Mozilla dings Android for being too bloated to go after mass market

The first two phones running Mozilla's Firefox OS have just gone on sale, but already Mozilla is making its intentions plain: it wants to go after the mass market with the platform and believes it can do a better job than Google's (NASDAQ:GOOG) Android at doing so. In part, that's because Mozilla thinks Android's latest software is too heavy for low-end hardware to run.

Mozilla co-Founder and CTO Brendan Eich

Eich

Mozilla co-Founder and CTO Brendan Eich said the goal of Firefox OS is not to compete with today's high-end smartphones. "We are not aiming high and trying to crash into Fortress Apple (NASDAQ:AAPL), into Fortress Google," he said at a San Francisco briefing Monday, according to The Verge.

However, he said that Firefox OS, which is primarily aimed at emerging markets, can one-up Android because newer versions of Android (4.0 and later) require more memory and processing power, which drive up the cost of devices. "Android 4 doesn't run on 256 MB of RAM... it really wants a gig [of memory]," he said.

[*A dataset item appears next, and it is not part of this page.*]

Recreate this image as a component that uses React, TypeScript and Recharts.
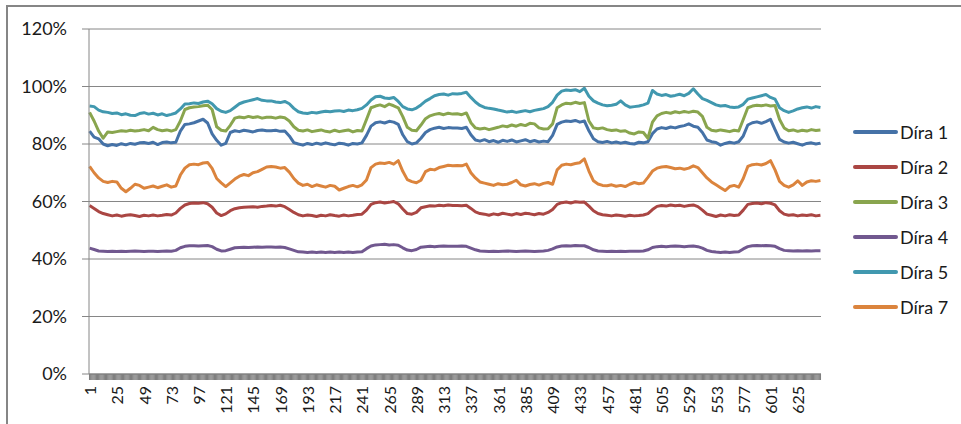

The fallback is using older versions of Android, such as 2.3 Gingerbread, which reduces the functionality, he said.

"Gingerbread is still being mass produced this year and will be mass produced next year," he said. (According to the latest Android version dashboard, as of June 3, Android versions 4.0 or later made up 58.7 percent of the active user base, but Gingerbread still commanded 36.4 percent.)

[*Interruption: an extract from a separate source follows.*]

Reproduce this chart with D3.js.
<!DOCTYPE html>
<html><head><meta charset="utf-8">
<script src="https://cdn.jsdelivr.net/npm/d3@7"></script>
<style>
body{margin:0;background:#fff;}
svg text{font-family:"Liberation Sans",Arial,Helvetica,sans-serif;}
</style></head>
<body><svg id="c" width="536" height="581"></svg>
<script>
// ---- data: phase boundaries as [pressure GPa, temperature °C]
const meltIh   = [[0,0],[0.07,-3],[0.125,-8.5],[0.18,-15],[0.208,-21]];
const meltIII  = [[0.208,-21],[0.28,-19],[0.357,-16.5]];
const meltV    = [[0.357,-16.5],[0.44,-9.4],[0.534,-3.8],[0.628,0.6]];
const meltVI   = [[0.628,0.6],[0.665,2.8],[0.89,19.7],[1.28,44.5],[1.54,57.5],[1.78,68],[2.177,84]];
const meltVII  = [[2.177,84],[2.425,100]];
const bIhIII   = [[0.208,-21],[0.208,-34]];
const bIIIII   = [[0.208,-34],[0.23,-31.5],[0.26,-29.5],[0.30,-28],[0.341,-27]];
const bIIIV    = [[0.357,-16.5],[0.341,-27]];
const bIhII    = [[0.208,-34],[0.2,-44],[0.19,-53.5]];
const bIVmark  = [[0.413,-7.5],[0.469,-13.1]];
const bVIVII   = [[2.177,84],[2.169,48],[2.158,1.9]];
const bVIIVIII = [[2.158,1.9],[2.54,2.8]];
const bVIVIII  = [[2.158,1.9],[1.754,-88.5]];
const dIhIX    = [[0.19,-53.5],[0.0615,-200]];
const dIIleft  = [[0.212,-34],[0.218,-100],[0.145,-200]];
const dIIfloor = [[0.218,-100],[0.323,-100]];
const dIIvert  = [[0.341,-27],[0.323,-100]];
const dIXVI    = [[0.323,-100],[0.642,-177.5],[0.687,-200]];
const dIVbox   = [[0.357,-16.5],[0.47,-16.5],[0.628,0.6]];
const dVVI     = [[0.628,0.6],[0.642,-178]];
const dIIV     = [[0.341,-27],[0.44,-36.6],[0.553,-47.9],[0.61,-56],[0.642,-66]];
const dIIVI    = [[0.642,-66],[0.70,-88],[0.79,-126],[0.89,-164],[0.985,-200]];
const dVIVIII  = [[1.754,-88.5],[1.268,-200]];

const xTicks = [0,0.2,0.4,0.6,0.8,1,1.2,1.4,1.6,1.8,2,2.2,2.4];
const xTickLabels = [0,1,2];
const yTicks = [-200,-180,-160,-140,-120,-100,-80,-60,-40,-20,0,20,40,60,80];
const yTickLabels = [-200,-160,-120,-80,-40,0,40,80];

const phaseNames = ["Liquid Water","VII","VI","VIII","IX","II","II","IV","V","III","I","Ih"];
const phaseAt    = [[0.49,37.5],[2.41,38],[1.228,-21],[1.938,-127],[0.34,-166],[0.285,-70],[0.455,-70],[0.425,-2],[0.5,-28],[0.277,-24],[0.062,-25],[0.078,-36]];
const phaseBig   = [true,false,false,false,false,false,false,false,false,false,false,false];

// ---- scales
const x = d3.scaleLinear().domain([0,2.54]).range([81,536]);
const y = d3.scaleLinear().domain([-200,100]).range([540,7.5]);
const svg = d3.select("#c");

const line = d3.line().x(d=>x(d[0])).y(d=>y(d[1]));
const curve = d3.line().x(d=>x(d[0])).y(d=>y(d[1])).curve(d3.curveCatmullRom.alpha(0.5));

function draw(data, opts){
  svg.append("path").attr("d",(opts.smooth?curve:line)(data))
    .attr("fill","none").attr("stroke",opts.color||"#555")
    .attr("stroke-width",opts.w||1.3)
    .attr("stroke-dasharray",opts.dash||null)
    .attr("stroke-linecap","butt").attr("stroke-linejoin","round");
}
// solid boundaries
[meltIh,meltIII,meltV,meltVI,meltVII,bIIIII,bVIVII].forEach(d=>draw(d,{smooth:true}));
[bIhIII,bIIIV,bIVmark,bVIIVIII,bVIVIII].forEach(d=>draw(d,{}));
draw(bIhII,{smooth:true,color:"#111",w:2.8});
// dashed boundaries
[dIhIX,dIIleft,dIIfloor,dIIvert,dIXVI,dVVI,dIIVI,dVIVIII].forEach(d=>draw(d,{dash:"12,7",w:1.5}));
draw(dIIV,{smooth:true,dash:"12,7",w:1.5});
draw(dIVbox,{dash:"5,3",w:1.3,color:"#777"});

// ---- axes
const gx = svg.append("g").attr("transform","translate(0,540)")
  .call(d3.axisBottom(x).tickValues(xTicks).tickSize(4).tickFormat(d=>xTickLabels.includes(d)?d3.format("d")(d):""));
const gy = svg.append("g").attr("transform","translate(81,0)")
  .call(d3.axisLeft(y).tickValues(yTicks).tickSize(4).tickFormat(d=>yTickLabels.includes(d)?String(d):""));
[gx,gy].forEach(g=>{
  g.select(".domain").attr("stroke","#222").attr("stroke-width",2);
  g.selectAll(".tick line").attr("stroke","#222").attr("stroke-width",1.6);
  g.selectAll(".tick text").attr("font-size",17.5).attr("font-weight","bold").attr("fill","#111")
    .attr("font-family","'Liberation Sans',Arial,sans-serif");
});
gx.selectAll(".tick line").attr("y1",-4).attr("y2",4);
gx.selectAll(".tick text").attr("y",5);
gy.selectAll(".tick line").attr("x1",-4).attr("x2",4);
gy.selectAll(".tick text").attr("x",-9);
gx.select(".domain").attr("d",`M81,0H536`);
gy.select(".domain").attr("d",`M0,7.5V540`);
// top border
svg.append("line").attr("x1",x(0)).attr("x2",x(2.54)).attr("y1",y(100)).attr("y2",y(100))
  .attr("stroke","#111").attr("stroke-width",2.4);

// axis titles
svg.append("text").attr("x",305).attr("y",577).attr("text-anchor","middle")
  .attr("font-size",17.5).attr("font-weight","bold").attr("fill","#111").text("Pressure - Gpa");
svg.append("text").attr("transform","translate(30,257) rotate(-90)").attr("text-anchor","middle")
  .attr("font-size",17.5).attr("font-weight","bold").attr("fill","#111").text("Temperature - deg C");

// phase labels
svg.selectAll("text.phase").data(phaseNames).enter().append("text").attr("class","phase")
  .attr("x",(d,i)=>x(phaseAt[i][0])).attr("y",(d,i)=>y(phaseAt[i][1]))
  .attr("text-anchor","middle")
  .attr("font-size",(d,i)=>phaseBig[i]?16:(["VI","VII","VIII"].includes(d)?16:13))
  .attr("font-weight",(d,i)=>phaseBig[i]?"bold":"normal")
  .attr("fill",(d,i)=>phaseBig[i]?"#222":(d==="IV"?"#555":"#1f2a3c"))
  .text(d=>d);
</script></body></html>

Mozilla has started regional rollouts of the Alcatel One Touch Fire and ZTE Open, its first two phones, but has others lined up. Telefónica will begin selling the ZTE Open to Spanish subscribers this week for $90 (€69), while Deutsche Telekom will introduce the smartphones in Poland in the near future. In all, Mozilla has signed more than 20 hardware and operator partners worldwide.

Other executives at competing companies have made similar claims. Greg Sullivan, Microsoft's (NASDAQ:MSFT) senior product manager of Windows Phone, said in May that Windows Phone is going to aggressively target the low end of the market with Windows Phone 8 devices because devices running older Android software with fewer capabilities can't compete as affectively against newer Windows Phone devices designed for the lower end of the market.

For the time being, however, the argument is running up against evidence that low-end Android phones, even those using older software, are selling just fine. According to research firm Gartner, in the first quarter Android commanded 74.4 percent of the global handset market.